-- Problem to work on --
How many lines in the entries below contain "matplotlib"? Answer with the number only.

-- Dataset records --
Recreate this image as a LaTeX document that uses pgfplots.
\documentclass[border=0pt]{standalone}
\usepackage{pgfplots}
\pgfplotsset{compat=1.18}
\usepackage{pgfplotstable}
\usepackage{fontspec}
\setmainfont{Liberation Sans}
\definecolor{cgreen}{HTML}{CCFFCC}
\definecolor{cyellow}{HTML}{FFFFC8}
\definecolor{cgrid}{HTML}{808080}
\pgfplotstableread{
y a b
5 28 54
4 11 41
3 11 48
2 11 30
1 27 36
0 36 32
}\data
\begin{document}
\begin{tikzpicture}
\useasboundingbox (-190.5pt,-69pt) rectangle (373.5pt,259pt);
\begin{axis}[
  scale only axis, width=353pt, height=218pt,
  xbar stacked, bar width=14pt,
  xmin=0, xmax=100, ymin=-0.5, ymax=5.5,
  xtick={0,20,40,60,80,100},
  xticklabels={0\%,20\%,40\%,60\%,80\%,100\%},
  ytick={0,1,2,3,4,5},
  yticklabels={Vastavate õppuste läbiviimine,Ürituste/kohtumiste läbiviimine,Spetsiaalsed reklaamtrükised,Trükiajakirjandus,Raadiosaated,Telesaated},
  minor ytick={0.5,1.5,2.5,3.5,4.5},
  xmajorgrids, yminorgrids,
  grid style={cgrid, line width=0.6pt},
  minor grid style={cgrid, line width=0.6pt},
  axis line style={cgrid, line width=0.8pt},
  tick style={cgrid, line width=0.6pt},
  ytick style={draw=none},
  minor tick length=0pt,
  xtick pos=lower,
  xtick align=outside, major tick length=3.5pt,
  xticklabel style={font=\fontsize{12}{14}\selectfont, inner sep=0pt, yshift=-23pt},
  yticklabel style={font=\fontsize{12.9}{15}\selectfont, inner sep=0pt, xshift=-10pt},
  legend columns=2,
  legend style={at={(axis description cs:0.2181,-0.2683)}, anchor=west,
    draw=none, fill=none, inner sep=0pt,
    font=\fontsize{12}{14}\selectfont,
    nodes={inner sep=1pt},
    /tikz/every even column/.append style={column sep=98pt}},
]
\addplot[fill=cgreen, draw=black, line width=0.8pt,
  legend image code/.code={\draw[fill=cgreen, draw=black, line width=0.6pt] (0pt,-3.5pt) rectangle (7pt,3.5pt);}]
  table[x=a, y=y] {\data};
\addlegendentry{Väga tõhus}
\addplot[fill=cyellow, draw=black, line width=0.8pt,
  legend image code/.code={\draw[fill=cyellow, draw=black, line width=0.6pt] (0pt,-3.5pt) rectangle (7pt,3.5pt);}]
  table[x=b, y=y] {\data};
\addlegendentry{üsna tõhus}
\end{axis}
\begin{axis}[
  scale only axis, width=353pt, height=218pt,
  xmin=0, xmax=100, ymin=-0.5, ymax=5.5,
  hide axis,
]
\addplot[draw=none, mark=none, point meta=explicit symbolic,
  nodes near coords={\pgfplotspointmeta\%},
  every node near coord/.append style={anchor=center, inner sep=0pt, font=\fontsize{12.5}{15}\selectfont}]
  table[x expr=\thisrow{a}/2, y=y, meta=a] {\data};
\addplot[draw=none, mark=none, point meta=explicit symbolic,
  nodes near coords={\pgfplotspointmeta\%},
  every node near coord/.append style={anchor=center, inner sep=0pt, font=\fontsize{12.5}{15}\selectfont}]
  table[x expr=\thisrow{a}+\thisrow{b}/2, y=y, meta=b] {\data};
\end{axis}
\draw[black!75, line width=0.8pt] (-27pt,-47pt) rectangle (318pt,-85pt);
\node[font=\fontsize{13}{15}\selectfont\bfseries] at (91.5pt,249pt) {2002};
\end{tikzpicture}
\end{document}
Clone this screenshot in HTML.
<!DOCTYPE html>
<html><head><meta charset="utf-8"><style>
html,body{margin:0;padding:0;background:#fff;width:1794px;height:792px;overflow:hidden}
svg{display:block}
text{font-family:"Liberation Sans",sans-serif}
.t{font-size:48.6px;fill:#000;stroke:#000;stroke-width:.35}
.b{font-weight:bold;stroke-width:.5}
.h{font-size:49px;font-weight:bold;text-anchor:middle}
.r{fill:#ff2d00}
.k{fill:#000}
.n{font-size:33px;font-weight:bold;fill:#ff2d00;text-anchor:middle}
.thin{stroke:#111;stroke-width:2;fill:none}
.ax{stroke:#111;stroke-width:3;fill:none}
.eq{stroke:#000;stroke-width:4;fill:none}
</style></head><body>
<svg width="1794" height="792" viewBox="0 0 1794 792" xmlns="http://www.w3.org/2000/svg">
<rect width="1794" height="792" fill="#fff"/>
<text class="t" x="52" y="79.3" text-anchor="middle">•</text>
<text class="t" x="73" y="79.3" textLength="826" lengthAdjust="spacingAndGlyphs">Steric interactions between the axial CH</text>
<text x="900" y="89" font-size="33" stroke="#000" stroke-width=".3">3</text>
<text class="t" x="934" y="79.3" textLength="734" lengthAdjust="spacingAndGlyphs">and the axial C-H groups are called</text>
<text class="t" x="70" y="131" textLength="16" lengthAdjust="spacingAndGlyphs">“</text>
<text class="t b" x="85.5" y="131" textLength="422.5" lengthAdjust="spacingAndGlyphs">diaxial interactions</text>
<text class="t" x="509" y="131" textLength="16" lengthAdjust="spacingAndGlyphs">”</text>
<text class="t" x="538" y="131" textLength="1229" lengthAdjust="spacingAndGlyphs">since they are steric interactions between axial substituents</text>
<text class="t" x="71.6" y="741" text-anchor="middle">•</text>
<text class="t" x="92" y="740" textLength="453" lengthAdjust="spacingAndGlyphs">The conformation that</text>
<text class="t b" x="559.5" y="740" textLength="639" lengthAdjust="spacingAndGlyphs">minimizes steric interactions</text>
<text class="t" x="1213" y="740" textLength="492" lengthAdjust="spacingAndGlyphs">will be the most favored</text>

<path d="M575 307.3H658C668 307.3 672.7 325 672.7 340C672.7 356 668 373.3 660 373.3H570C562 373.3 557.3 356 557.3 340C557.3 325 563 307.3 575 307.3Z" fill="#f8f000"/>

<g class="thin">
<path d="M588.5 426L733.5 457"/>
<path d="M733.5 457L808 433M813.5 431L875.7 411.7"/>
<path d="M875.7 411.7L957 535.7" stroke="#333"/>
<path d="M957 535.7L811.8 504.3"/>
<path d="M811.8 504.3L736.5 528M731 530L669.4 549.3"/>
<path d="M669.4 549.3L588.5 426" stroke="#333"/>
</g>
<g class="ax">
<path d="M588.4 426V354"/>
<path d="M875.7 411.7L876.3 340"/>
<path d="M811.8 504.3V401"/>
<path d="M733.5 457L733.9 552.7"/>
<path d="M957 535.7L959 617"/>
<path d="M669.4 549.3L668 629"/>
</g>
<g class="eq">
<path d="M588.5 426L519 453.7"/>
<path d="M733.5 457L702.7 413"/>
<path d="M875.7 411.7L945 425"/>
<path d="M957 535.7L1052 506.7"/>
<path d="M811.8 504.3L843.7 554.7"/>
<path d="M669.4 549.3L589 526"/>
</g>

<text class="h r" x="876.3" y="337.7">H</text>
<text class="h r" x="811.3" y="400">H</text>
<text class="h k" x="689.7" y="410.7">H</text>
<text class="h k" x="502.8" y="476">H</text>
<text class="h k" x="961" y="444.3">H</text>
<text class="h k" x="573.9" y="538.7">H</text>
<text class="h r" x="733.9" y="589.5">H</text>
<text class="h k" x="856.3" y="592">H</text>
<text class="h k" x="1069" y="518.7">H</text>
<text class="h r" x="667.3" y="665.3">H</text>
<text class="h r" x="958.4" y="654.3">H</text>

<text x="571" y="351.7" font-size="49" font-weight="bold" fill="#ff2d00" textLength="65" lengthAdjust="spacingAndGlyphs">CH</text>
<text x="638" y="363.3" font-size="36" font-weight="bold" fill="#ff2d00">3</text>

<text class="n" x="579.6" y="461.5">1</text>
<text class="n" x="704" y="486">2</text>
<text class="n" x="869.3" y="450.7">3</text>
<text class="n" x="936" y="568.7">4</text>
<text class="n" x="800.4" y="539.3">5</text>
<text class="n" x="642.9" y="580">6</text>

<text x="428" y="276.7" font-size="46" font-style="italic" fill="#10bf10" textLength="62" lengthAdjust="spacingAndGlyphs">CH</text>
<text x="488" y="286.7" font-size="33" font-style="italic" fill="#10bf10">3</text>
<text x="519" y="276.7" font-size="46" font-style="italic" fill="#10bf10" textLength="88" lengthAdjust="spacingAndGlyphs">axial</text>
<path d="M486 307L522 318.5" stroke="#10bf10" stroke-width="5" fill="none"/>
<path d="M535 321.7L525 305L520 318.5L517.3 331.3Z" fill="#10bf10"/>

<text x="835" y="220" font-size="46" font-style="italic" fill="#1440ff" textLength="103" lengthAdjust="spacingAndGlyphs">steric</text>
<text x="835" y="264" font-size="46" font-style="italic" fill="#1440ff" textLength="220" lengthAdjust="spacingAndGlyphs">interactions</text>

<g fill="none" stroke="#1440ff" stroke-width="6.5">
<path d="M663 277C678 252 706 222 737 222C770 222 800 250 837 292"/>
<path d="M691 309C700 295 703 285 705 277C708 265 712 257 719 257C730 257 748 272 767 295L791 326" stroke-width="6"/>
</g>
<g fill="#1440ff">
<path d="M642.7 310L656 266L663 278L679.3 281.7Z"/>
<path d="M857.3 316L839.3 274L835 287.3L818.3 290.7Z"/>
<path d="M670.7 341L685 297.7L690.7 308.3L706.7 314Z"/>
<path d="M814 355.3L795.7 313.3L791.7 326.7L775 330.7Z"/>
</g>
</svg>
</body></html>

...

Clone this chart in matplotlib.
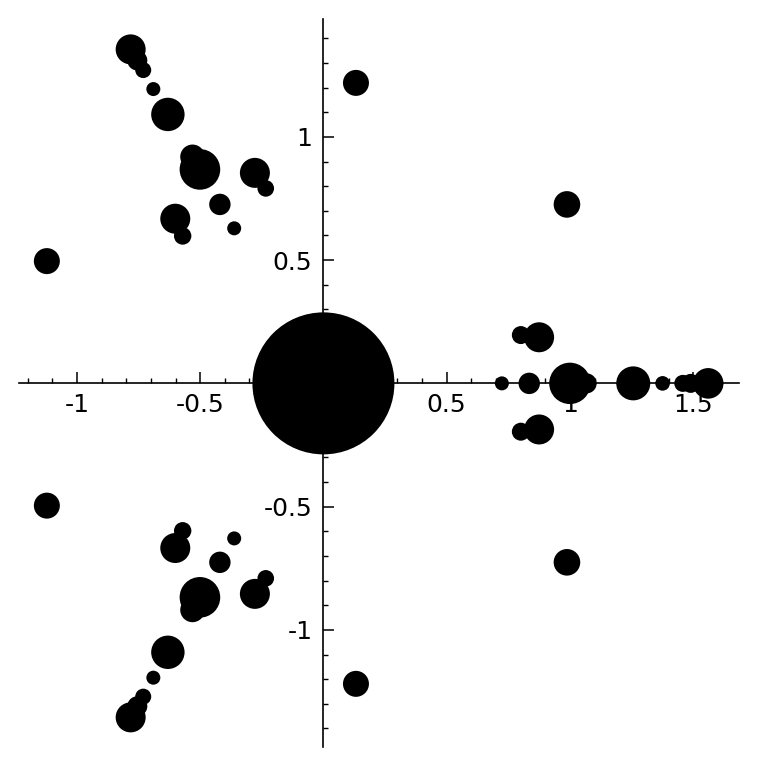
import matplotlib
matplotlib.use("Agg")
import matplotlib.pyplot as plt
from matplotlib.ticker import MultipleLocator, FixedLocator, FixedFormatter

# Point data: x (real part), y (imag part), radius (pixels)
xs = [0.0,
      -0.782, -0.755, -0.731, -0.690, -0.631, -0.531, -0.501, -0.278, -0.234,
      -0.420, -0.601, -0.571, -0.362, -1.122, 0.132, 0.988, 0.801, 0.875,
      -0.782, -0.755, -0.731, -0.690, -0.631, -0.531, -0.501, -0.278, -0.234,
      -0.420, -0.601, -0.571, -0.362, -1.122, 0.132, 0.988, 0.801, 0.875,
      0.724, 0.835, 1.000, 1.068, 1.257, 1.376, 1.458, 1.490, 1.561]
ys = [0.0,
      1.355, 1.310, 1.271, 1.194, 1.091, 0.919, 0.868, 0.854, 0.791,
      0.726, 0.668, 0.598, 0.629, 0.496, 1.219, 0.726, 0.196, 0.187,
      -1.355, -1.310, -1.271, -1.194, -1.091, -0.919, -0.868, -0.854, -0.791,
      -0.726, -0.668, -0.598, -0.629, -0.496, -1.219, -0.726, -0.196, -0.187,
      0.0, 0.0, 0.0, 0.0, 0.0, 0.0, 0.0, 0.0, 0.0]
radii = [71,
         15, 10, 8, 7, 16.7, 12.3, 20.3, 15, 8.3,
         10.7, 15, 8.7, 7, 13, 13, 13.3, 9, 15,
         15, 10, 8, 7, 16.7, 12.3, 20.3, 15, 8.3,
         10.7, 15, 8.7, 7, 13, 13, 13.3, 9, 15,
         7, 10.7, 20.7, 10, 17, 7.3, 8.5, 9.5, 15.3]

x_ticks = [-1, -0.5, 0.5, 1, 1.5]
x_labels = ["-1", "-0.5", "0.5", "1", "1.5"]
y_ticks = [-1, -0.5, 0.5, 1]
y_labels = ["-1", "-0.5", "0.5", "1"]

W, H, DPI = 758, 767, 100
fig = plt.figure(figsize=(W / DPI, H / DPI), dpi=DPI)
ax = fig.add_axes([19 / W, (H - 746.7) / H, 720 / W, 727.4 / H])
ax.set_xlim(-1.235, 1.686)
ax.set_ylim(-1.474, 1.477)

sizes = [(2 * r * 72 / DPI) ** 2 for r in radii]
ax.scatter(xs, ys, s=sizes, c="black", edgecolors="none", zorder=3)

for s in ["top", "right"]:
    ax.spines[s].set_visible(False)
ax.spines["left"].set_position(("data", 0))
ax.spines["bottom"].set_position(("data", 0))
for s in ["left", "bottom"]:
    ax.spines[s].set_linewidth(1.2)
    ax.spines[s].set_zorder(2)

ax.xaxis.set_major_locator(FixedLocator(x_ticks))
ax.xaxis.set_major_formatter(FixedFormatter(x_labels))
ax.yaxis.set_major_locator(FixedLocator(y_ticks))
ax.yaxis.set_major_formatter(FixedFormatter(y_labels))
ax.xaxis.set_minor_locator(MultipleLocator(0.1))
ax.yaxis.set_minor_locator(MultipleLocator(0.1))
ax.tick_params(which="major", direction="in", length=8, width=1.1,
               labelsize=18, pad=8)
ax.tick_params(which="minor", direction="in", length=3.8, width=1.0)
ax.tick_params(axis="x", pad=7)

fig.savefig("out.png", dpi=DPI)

* * *

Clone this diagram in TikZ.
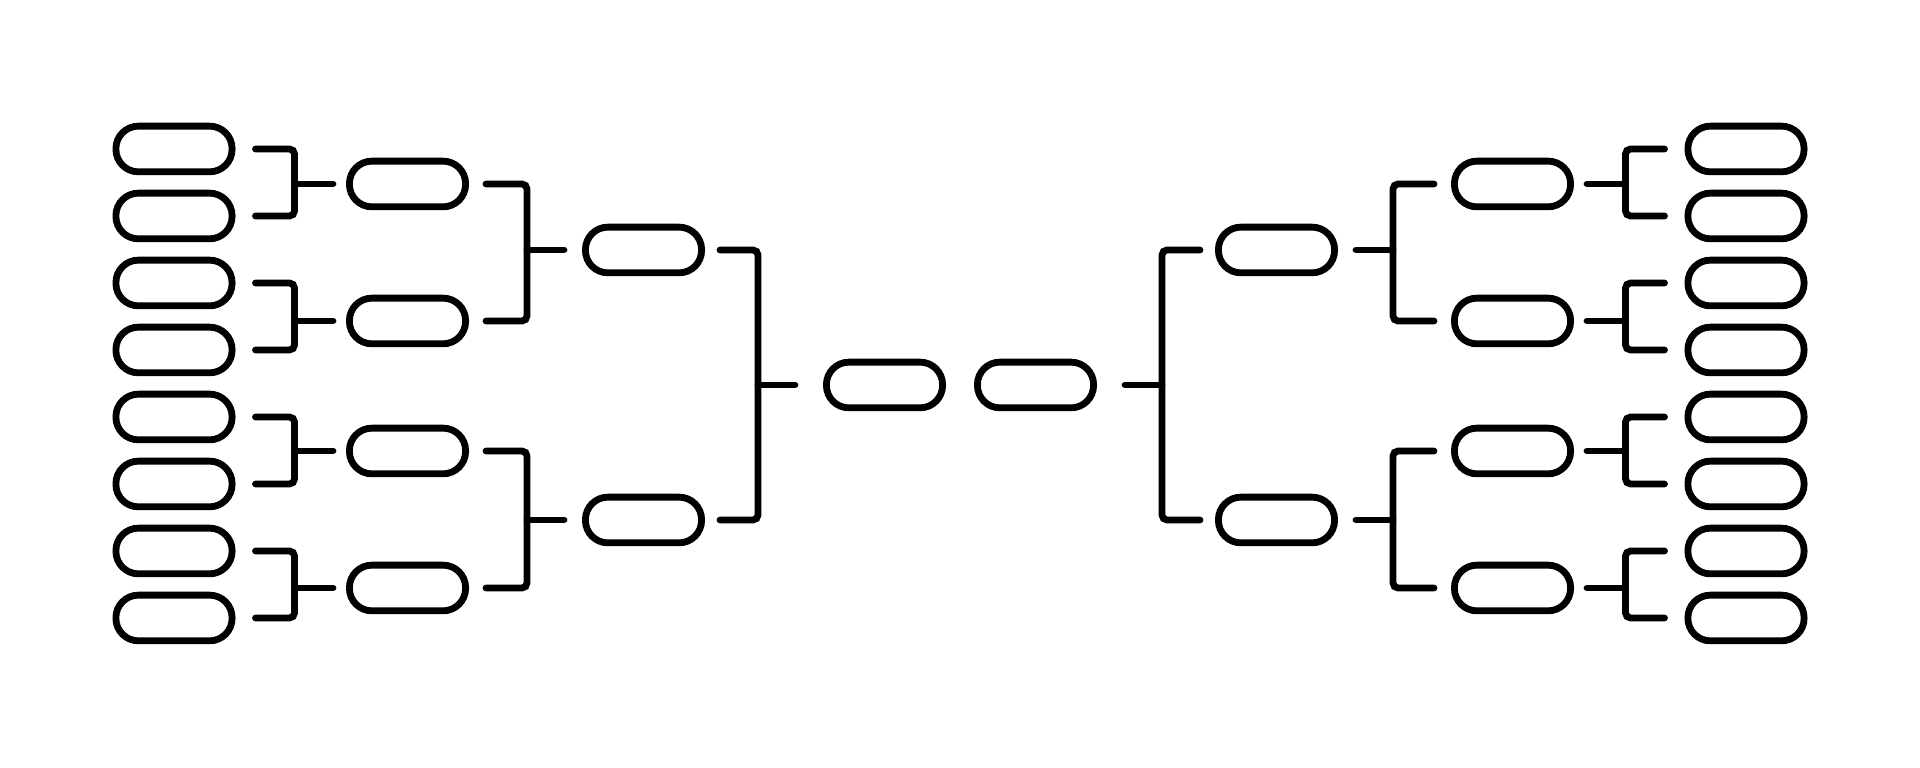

-- Task response --
5